▸ Task to carry out: Retype every line from the start of the data down to and including the line with "const yTitle = 'Amplitude (mm)';". Skip the pictures.
═══ Data listing ═══
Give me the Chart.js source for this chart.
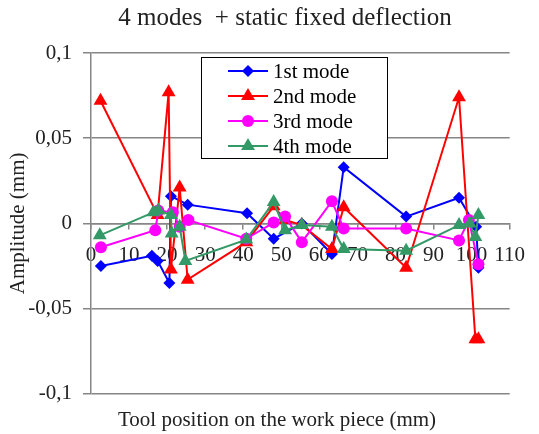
<!DOCTYPE html>
<html>
<head>
<meta charset="utf-8">
<script src="https://cdn.jsdelivr.net/npm/chart.js@4.4.1/dist/chart.umd.min.js"></script>
<style>
  html, body { margin: 0; padding: 0; background: #fff; }
  #wrap { width: 539px; height: 434px; position: relative; }
</style>
</head>
<body>
<div id="wrap"><canvas id="modesChart"></canvas></div>
<script>
// values (tool position in mm, amplitude in mm)
const mode1X = [2.6, 16, 17.5, 20.6, 21, 25.4, 41, 48, 55.4, 63.3, 66.4, 82.8, 96.7, 101.2, 101.8];
const mode1Y = [-0.025, -0.019, -0.022, -0.035, 0.016, 0.011, 0.006, -0.009, 0.000, -0.018, 0.033, 0.004, 0.015, -0.002, -0.026];

const mode2X = [2.5, 17.5, 20.4, 21, 23.3, 25.4, 40.8, 48, 51, 55.4, 63.3, 66.4, 82.8, 96.7, 101, 101.8];
const mode2Y = [0.072, 0.005, 0.077, -0.027, 0.021, -0.033, -0.011, 0.010, 0.002, -0.001, -0.015, 0.0095, -0.026, 0.074, -0.068, -0.068];

const mode3X = [2.6, 16.9, 17.7, 21.5, 23.3, 25.6, 40.8, 48, 51, 55.4, 63.3, 66.4, 82.8, 96.7, 99.3, 101.8];
const mode3Y = [-0.014, -0.004, 0.0075, 0.0065, -0.002, 0.002, -0.009, 0.0005, 0.004, -0.011, 0.013, -0.003, -0.003, -0.010, 0.002, -0.024];

const mode4X = [2.3, 16.4, 17.7, 21, 21.2, 23.3, 24.8, 40.8, 48, 51, 55.4, 63.3, 66.4, 82.8, 96.7, 99.5, 101, 101.8];
const mode4Y = [-0.007, 0.0065, 0.0075, 0.005, -0.006, -0.002, -0.022, -0.0095, 0.0125, -0.004, -0.001, -0.002, -0.015, -0.016, -0.001, 0.000, -0.008, 0.005];

const seriesNames = ['1st mode', '2nd mode', '3rd mode', '4th mode'];

const xTickValues = [0, 10, 20, 30, 40, 50, 60, 70, 80, 90, 100, 110];
const xTickLabels = ['0', '10', '20', '30', '40', '50', '60', '70', '80', '90', '100', '110'];
const yTickValues = [-0.1, -0.05, 0, 0.05, 0.1];
const yTickLabels = ['-0,1', '-0,05', '0', '0,05', '0,1'];

const chartTitle = '4 modes  + static fixed deflection';
const xTitle = 'Tool position on the work piece (mm)';
const yTitle = 'Amplitude (mm)';

const serif = '"Liberation Serif", "Times New Roman", serif';
const gridGray = '#868686';

function pairs(xs, ys) {
    return xs.map((x, i) => ({ x: x, y: ys[i] }));
}

function labelFor(values, labels, v) {
    const i = values.findIndex(t => Math.abs(t - v) < 1e-9);
    return i >= 0 ? labels[i] : '';
}

// marker drawing used by the boxed legend
function drawMarker(ctx, style, r, x, y) {
    ctx.beginPath();
    if (style === 'rectRot') {
        ctx.moveTo(x, y - r);
        ctx.lineTo(x + r, y);
        ctx.lineTo(x, y + r);
        ctx.lineTo(x - r, y);
    } else if (style === 'triangle') {
        const h = r * Math.sqrt(3) / 2;
        ctx.moveTo(x, y - r);
        ctx.lineTo(x + h, y + r / 2);
        ctx.lineTo(x - h, y + r / 2);
    } else {
        ctx.arc(x, y, r, 0, Math.PI * 2);
    }
    ctx.closePath();
    ctx.fill();
}

const boxedLegend = {
    id: 'boxedLegend',
    afterDraw(chart) {
        const ctx = chart.ctx;
        const left = 201, top = 57, w = 186, h = 101;
        ctx.save();
        ctx.fillStyle = '#fff';
        ctx.fillRect(left, top, w, h);
        ctx.strokeStyle = '#000';
        ctx.lineWidth = 1;
        ctx.strokeRect(left + 0.5, top + 0.5, w, h);
        chart.data.datasets.forEach((ds, i) => {
            const y = top + 14 + i * 25;
            ctx.strokeStyle = ds.borderColor;
            ctx.lineWidth = 2;
            ctx.beginPath();
            ctx.moveTo(228, y);
            ctx.lineTo(268, y);
            ctx.stroke();
            ctx.fillStyle = ds.pointBackgroundColor;
            drawMarker(ctx, ds.pointStyle, ds.pointRadius, 248, y);
            ctx.fillStyle = '#000';
            ctx.font = '21px ' + serif;
            ctx.textBaseline = 'middle';
            ctx.textAlign = 'left';
            ctx.fillText(ds.label, 273, y + 1);
        });
        ctx.restore();
    }
};

// the picture's titles sit a little off the canvas centre
const shiftTitles = {
    id: 'shiftTitles',
    afterLayout(chart) {
        chart.boxes.forEach(b => {
            if (!b.options || b.options.text === undefined) return;
            if (b.options.text === chartTitle) { b.left = 31; b.right = 539; }
            if (b.options.text === xTitle) { b.left = 15; b.right = 539; }
        });
    }
};

function makeSet(name, xs, ys, color, style, radius, order) {
    return {
        label: name,
        data: pairs(xs, ys),
        showLine: true,
        borderColor: color,
        backgroundColor: color,
        pointBackgroundColor: color,
        pointBorderColor: color,
        borderWidth: 2,
        pointStyle: style,
        pointRadius: radius,
        pointBorderWidth: 0,
        order: order
    };
}

const ctx = document.getElementById('modesChart').getContext('2d');
new Chart(ctx, {
    type: 'scatter',
    data: {
        datasets: [
            makeSet(seriesNames[0], mode1X, mode1Y, '#0000ff', 'rectRot', 6, 4),
            makeSet(seriesNames[1], mode2X, mode2Y, '#ff0000', 'triangle', 8, 3),
            makeSet(seriesNames[2], mode3X, mode3Y, '#ff00ff', 'circle', 6, 2),
            makeSet(seriesNames[3], mode4X, mode4Y, '#339966', 'triangle', 8, 1)
        ]
    },
    options: {
        responsive: true,
        maintainAspectRatio: false,
        animation: false,
        layout: { padding: { left: 0, right: 19, top: 0, bottom: 0 } },
        plugins: {
            legend: { display: false },
            tooltip: { enabled: false },
            title: {
                display: true,
                text: chartTitle,
                color: '#222',
                font: { family: serif, size: 25, weight: 'normal' },
                padding: { top: 3, bottom: 20 }
            },
            subtitle: {
                display: true,
                position: 'bottom',
                text: xTitle,
                color: '#222',
                font: { family: serif, size: 21, weight: 'normal' },
                padding: { top: 14, bottom: 1 }
            }
        },
        scales: {
            x: {
                type: 'linear',
                position: { y: 0 },
                min: 0,
                max: 110,
                ticks: {
                    stepSize: 10,
                    color: '#222',
                    padding: 14,
                    maxRotation: 0,
                    font: { family: serif, size: 21 },
                    callback: v => labelFor(xTickValues, xTickLabels, v)
                },
                grid: { drawOnChartArea: false, drawTicks: true, tickLength: 5, color: gridGray, lineWidth: 1.5 },
                border: { display: true, color: gridGray, width: 1.5 }
            },
            y: {
                min: -0.1,
                max: 0.1,
                afterFit: scale => { scale.width = 91; },
                ticks: {
                    stepSize: 0.05,
                    color: '#222',
                    padding: 11,
                    font: { family: serif, size: 21 },
                    callback: v => labelFor(yTickValues, yTickLabels, v)
                },
                grid: { color: gridGray, lineWidth: 1.5, tickLength: 8 },
                border: { display: true, color: gridGray, width: 1.5 },
                title: {
                    display: true,
                    text: yTitle,
                    color: '#222',
                    font: { family: serif, size: 21 },
                    padding: { top: 6, bottom: 0 }
                }
            }
        }
    },
    plugins: [boxedLegend, shiftTitles]
});
</script>
</body>
</html>
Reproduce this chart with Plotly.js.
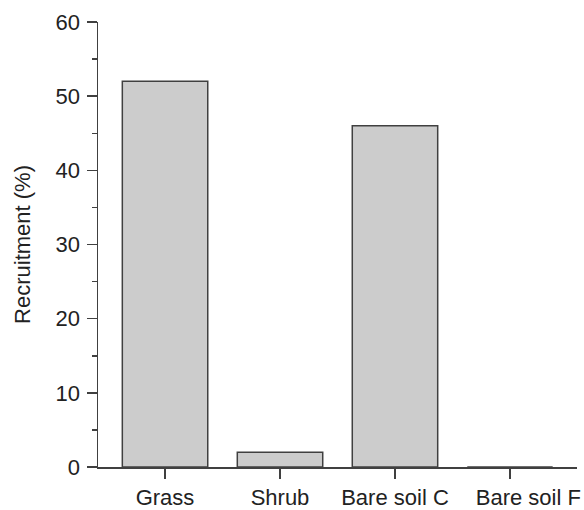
<!DOCTYPE html>
<html>
<head>
<meta charset="utf-8">
<script src="https://cdn.plot.ly/plotly-3.0.1.min.js"></script>
<style>html,body{margin:0;padding:0;background:#fff;}#chart{width:584px;height:510px;}</style>
</head>
<body>
<div id="chart"></div>
<script>
const categories = ["Grass", "Shrub", "Bare soil C", "Bare soil F"];
const tickLabels = ["Grass", "Shrub", "Bare soil C", "\u00a0\u00a0\u00a0\u00a0\u00a0\u00a0Bare soil F"];
const recruitment = [52, 2, 46, 0];
const yTickValues = [0, 10, 20, 30, 40, 50, 60];

const trace = {
  type: "bar",
  x: categories,
  y: recruitment,
  width: 0.743,
  marker: {color: "#cccccc", line: {color: "#404040", width: 1.5}},
  hoverinfo: "skip"
};

const layout = {
  width: 584, height: 510,
  margin: {l: 98, r: 7, t: 22, b: 43, pad: 0},
  paper_bgcolor: "#ffffff", plot_bgcolor: "#ffffff",
  showlegend: false,
  font: {family: "Liberation Sans, Arial, sans-serif", color: "#222222", size: 22},
  xaxis: {
    type: "category",
    range: [-0.583, 3.583],
    tickmode: "array", tickvals: categories, ticktext: tickLabels,
    tickangle: 0, automargin: false,
    showline: true, linecolor: "#404040", linewidth: 1.5,
    ticks: "outside", ticklen: 10, tickwidth: 1.5, tickcolor: "#404040",
    showgrid: false, zeroline: false,
    tickfont: {size: 22, color: "#222222"}
  },
  yaxis: {
    range: [0, 60],
    tickvals: yTickValues,
    showline: true, linecolor: "#404040", linewidth: 1.5,
    ticks: "outside", ticklen: 10, tickwidth: 1.5, tickcolor: "#404040",
    ticklabelstandoff: 2,
    minor: {dtick: 5, ticks: "outside", ticklen: 5, tickwidth: 1.5, tickcolor: "#404040", showgrid: false},
    showgrid: false, zeroline: false,
    tickfont: {size: 22, color: "#222222"},
    title: {text: "Recruitment (%)", font: {size: 22, color: "#222222"}, standoff: 19}
  },
  bargap: 0.257
};

Plotly.newPlot("chart", [trace], layout, {displayModeBar: false, staticPlot: true});
</script>
</body>
</html>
═══
▸ Exercise answer:
Give me the Chart.js source for this chart.
<!DOCTYPE html>
<html>
<head>
<meta charset="utf-8">
<script src="https://cdn.jsdelivr.net/npm/chart.js@4.4.1/dist/chart.umd.min.js"></script>
<style>
  html, body { margin: 0; padding: 0; background: #fff; }
  #wrap { width: 539px; height: 434px; position: relative; }
</style>
</head>
<body>
<div id="wrap"><canvas id="modesChart"></canvas></div>
<script>
// values (tool position in mm, amplitude in mm)
const mode1X = [2.6, 16, 17.5, 20.6, 21, 25.4, 41, 48, 55.4, 63.3, 66.4, 82.8, 96.7, 101.2, 101.8];
const mode1Y = [-0.025, -0.019, -0.022, -0.035, 0.016, 0.011, 0.006, -0.009, 0.000, -0.018, 0.033, 0.004, 0.015, -0.002, -0.026];

const mode2X = [2.5, 17.5, 20.4, 21, 23.3, 25.4, 40.8, 48, 51, 55.4, 63.3, 66.4, 82.8, 96.7, 101, 101.8];
const mode2Y = [0.072, 0.005, 0.077, -0.027, 0.021, -0.033, -0.011, 0.010, 0.002, -0.001, -0.015, 0.0095, -0.026, 0.074, -0.068, -0.068];

const mode3X = [2.6, 16.9, 17.7, 21.5, 23.3, 25.6, 40.8, 48, 51, 55.4, 63.3, 66.4, 82.8, 96.7, 99.3, 101.8];
const mode3Y = [-0.014, -0.004, 0.0075, 0.0065, -0.002, 0.002, -0.009, 0.0005, 0.004, -0.011, 0.013, -0.003, -0.003, -0.010, 0.002, -0.024];

const mode4X = [2.3, 16.4, 17.7, 21, 21.2, 23.3, 24.8, 40.8, 48, 51, 55.4, 63.3, 66.4, 82.8, 96.7, 99.5, 101, 101.8];
const mode4Y = [-0.007, 0.0065, 0.0075, 0.005, -0.006, -0.002, -0.022, -0.0095, 0.0125, -0.004, -0.001, -0.002, -0.015, -0.016, -0.001, 0.000, -0.008, 0.005];

const seriesNames = ['1st mode', '2nd mode', '3rd mode', '4th mode'];

const xTickValues = [0, 10, 20, 30, 40, 50, 60, 70, 80, 90, 100, 110];
const xTickLabels = ['0', '10', '20', '30', '40', '50', '60', '70', '80', '90', '100', '110'];
const yTickValues = [-0.1, -0.05, 0, 0.05, 0.1];
const yTickLabels = ['-0,1', '-0,05', '0', '0,05', '0,1'];

const chartTitle = '4 modes  + static fixed deflection';
const xTitle = 'Tool position on the work piece (mm)';
const yTitle = 'Amplitude (mm)';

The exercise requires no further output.